• _DIRECTIONS_
Retype exactly the lines from the first one through the line with "76.8, 80.5, 81.0, 80.1, 82.5, 82.8, 78.8, 82.0, 81.8, 80.9]", including both ends; skip any pictures.

• _PROVIDED DATA_
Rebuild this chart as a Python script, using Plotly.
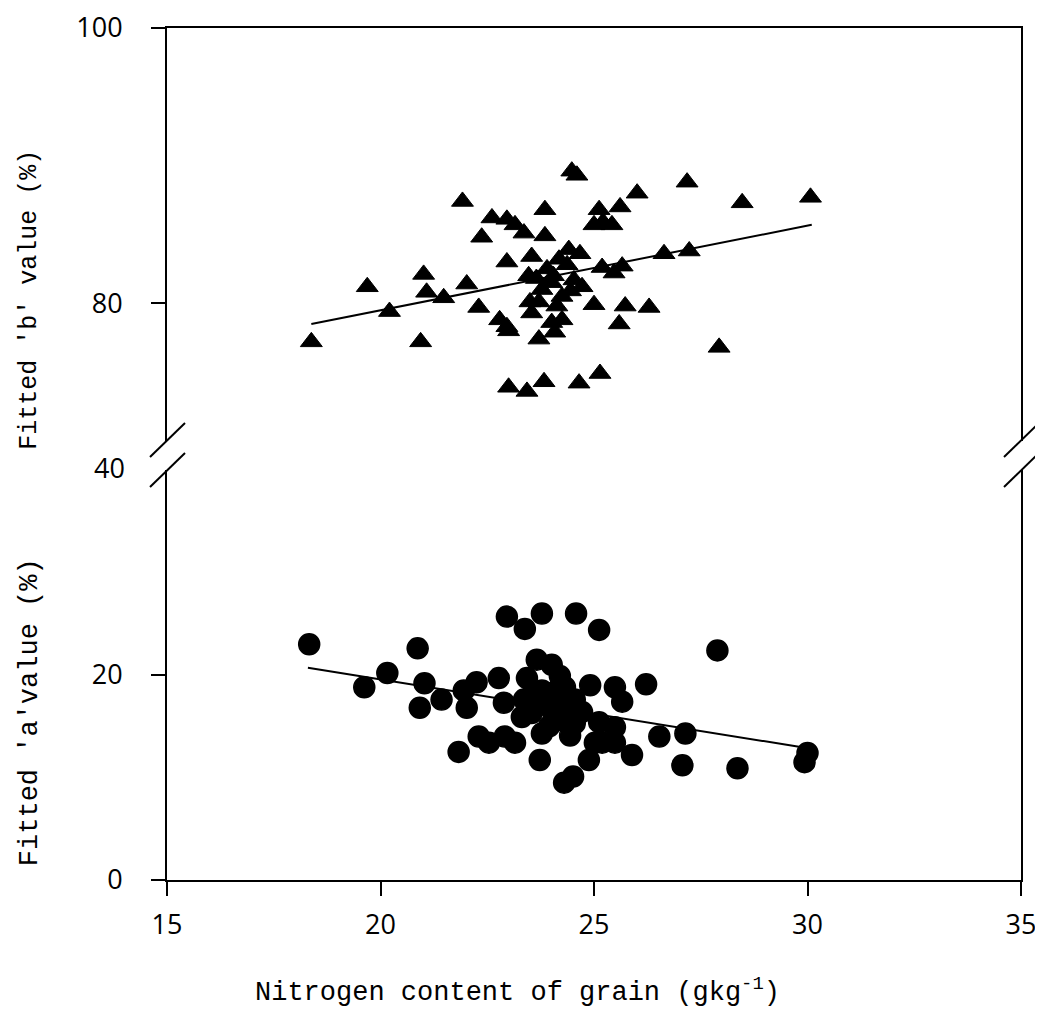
import plotly.graph_objects as go

# ---- data ----
# Upper panel: fitted 'b' value (%) vs grain nitrogen (g/kg)
b_n = [18.38, 19.69, 20.21, 21.01, 21.08, 21.48, 20.94, 21.92, 22.02, 22.30,
       22.37, 22.61, 22.96, 23.15, 23.36, 23.85, 23.85, 22.96, 22.79, 23.00,
       23.54, 23.47, 23.71, 23.00, 23.43, 23.83, 24.65, 25.14, 24.48, 24.60,
       27.18, 26.01, 28.47, 30.07, 25.12, 25.61, 25.00, 25.21, 25.42, 24.18,
       24.41, 24.67, 25.19, 25.47, 25.66, 26.64, 27.23, 24.01, 24.53, 24.72,
       23.71, 24.13, 25.00, 25.73, 26.29, 25.59, 23.54, 24.01, 22.96, 24.08,
       27.93, 24.25, 23.78, 23.50, 23.90, 24.37, 24.25, 24.05, 23.65, 24.45]
b_val = [77.2, 81.2, 79.4, 82.1, 80.8, 80.4, 77.2, 87.4, 81.4, 79.7,
         84.8, 86.2, 86.1, 85.7, 85.1, 86.8, 84.9, 83.0, 78.8, 78.0,
         83.4, 82.0, 77.4, 73.9, 73.6, 74.3, 74.2, 74.9, 89.6, 89.3,
         88.8, 88.0, 87.3, 87.7, 86.8, 87.0, 85.7, 85.9, 85.7, 83.2,
         83.9, 83.6, 82.6, 82.2, 82.7, 83.6, 83.8, 81.5, 81.7, 81.2,
         80.1, 79.8, 79.9, 79.8, 79.7, 78.5, 79.3, 78.6, 78.3, 77.9,
         76.8, 80.5, 81.0, 80.1, 82.5, 82.8, 78.8, 82.0, 81.8, 80.9]

# Lower panel: fitted 'a' value (%) vs grain nitrogen (g/kg)
a_n = [18.33, 19.62, 20.16, 20.87, 21.03, 20.92, 21.43, 21.95, 22.02, 21.83,
       22.30, 22.25, 22.77, 22.89, 22.54, 22.96, 23.38, 23.78, 24.58, 25.12,
       23.73, 24.30, 24.51, 23.15, 22.91, 23.66, 24.01, 23.43, 23.36, 23.78,
       24.32, 24.55, 24.91, 25.49, 25.66, 26.22, 24.01, 23.54, 23.31, 24.55,
       25.12, 25.49, 23.78, 24.44, 25.02, 25.49, 25.89, 24.88, 26.53, 27.14,
       27.07, 28.36, 27.89, 30.00, 29.93, 23.90, 24.13, 23.54, 24.25, 24.72,
       25.19, 24.20, 23.95, 24.40]
a_val = [23.0, 18.8, 20.2, 22.6, 19.2, 16.8, 17.6, 18.5, 16.8, 12.5,
         14.0, 19.3, 19.7, 17.3, 13.4, 25.7, 24.5, 26.0, 26.0, 24.4,
         11.7, 9.5, 10.1, 13.4, 14.0, 21.5, 21.0, 19.7, 17.6, 18.5,
         18.8, 17.6, 19.0, 18.8, 17.4, 19.1, 16.6, 16.3, 15.9, 15.3,
         15.4, 14.9, 14.3, 14.1, 13.4, 13.4, 12.2, 11.7, 14.0, 14.3,
         11.2, 10.9, 22.4, 12.4, 11.5, 17.6, 18.5, 18.0, 15.6, 16.4,
         13.4, 19.9, 15.0, 17.0]

# Fitted regression lines (end points)
fit_b_n = [18.38, 30.1]
fit_b = [78.5, 85.7]
fit_a_n = [18.3, 29.8]
fit_a = [20.7, 13.0]

x_ticks = [15, 20, 25, 30, 35]
b_ticks = [80, 100]
a_ticks = [0, 20]

TICK_FONT = dict(family="Open Sans", size=27, color="black")
MONO = "Liberation Mono"

fig = go.Figure()

fig.add_trace(go.Scatter(
    x=b_n, y=b_val, mode="markers", xaxis="x2", yaxis="y2",
    marker=dict(symbol="triangle-up", size=19, color="black",
                line=dict(color="black", width=1)),
    showlegend=False))
fig.add_trace(go.Scatter(
    x=fit_b_n, y=fit_b, mode="lines", xaxis="x2", yaxis="y2",
    line=dict(color="black", width=2), showlegend=False))

fig.add_trace(go.Scatter(
    x=a_n, y=a_val, mode="markers", xaxis="x", yaxis="y",
    marker=dict(symbol="circle", size=21, color="black",
                line=dict(color="black", width=1.5)),
    showlegend=False))
fig.add_trace(go.Scatter(
    x=fit_a_n, y=fit_a, mode="lines", xaxis="x", yaxis="y",
    line=dict(color="black", width=2), showlegend=False))

axis_common = dict(showgrid=False, zeroline=False, showline=True,
                   linecolor="black", linewidth=2, automargin=False,
                   tickcolor="black", tickwidth=2, ticklen=14,
                   tickfont=TICK_FONT, ticklabeloverflow="allow")

fig.update_layout(
    width=1027, height=999,
    margin=dict(l=159, r=14, t=20, b=127, autoexpand=False),
    paper_bgcolor="white", plot_bgcolor="white",
    xaxis=dict(axis_common, range=[15, 35], domain=[0, 1], anchor="y",
               tickvals=x_ticks, ticks="outside", mirror=False,
               ticklabelstandoff=6),
    xaxis2=dict(axis_common, range=[15, 35], domain=[0, 1], anchor="y2",
                matches="x", side="top", ticks="", showticklabels=False,
                mirror=False),
    yaxis=dict(axis_common, range=[0, 40], domain=[0, 0.4812], anchor="x",
               tickvals=a_ticks, ticks="outside", mirror=True,
               ticklabelstandoff=23),
    yaxis2=dict(axis_common, range=[70, 100], domain=[0.5153, 1.0],
                anchor="x2", tickvals=b_ticks, ticks="outside", mirror=True,
                ticklabelstandoff=23),
)

# "40" label at the top of the lower panel (no tick mark there)
fig.add_annotation(x=0, y=40, xref="x domain", yref="y", text="40",
                   showarrow=False, xanchor="right", yanchor="middle",
                   xshift=-40, yshift=3, font=TICK_FONT)

# axis titles
fig.add_annotation(x=-0.1604, y=0.681, xref="paper", yref="paper",
                   text="Fitted 'b' value (%)", textangle=-90,
                   showarrow=False, xanchor="center", yanchor="middle",
                   font=dict(family=MONO, size=25, color="black"))
fig.add_annotation(x=-0.1604, y=0.197, xref="paper", yref="paper",
                   text="Fitted 'a'value (%)", textangle=-90,
                   showarrow=False, xanchor="center", yanchor="middle",
                   font=dict(family=MONO, size=27, color="black"))
fig.add_annotation(x=0.41, y=-0.1295, xref="paper", yref="paper",
                   text="Nitrogen content of grain (gkg<sup>-1</sup>)",
                   showarrow=False, xanchor="center", yanchor="middle",
                   font=dict(family=MONO, size=27, color="black"))

# axis-break marks on both vertical axes
for x0, x1 in [(-0.0199, 0.0211), (0.9801, 1.0211)]:
    for y0, y1 in [(0.4965, 0.5364), (0.4613, 0.5012)]:
        fig.add_shape(type="line", xref="paper", yref="paper",
                      x0=x0, y0=y0, x1=x1, y1=y1,
                      line=dict(color="black", width=2))

fig.write_html("out.html")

• _FULL ANSWER_
Rebuild this chart as a Python script, using Plotly.
import plotly.graph_objects as go

# ---- data ----
# Upper panel: fitted 'b' value (%) vs grain nitrogen (g/kg)
b_n = [18.38, 19.69, 20.21, 21.01, 21.08, 21.48, 20.94, 21.92, 22.02, 22.30,
       22.37, 22.61, 22.96, 23.15, 23.36, 23.85, 23.85, 22.96, 22.79, 23.00,
       23.54, 23.47, 23.71, 23.00, 23.43, 23.83, 24.65, 25.14, 24.48, 24.60,
       27.18, 26.01, 28.47, 30.07, 25.12, 25.61, 25.00, 25.21, 25.42, 24.18,
       24.41, 24.67, 25.19, 25.47, 25.66, 26.64, 27.23, 24.01, 24.53, 24.72,
       23.71, 24.13, 25.00, 25.73, 26.29, 25.59, 23.54, 24.01, 22.96, 24.08,
       27.93, 24.25, 23.78, 23.50, 23.90, 24.37, 24.25, 24.05, 23.65, 24.45]
b_val = [77.2, 81.2, 79.4, 82.1, 80.8, 80.4, 77.2, 87.4, 81.4, 79.7,
         84.8, 86.2, 86.1, 85.7, 85.1, 86.8, 84.9, 83.0, 78.8, 78.0,
         83.4, 82.0, 77.4, 73.9, 73.6, 74.3, 74.2, 74.9, 89.6, 89.3,
         88.8, 88.0, 87.3, 87.7, 86.8, 87.0, 85.7, 85.9, 85.7, 83.2,
         83.9, 83.6, 82.6, 82.2, 82.7, 83.6, 83.8, 81.5, 81.7, 81.2,
         80.1, 79.8, 79.9, 79.8, 79.7, 78.5, 79.3, 78.6, 78.3, 77.9,
         76.8, 80.5, 81.0, 80.1, 82.5, 82.8, 78.8, 82.0, 81.8, 80.9]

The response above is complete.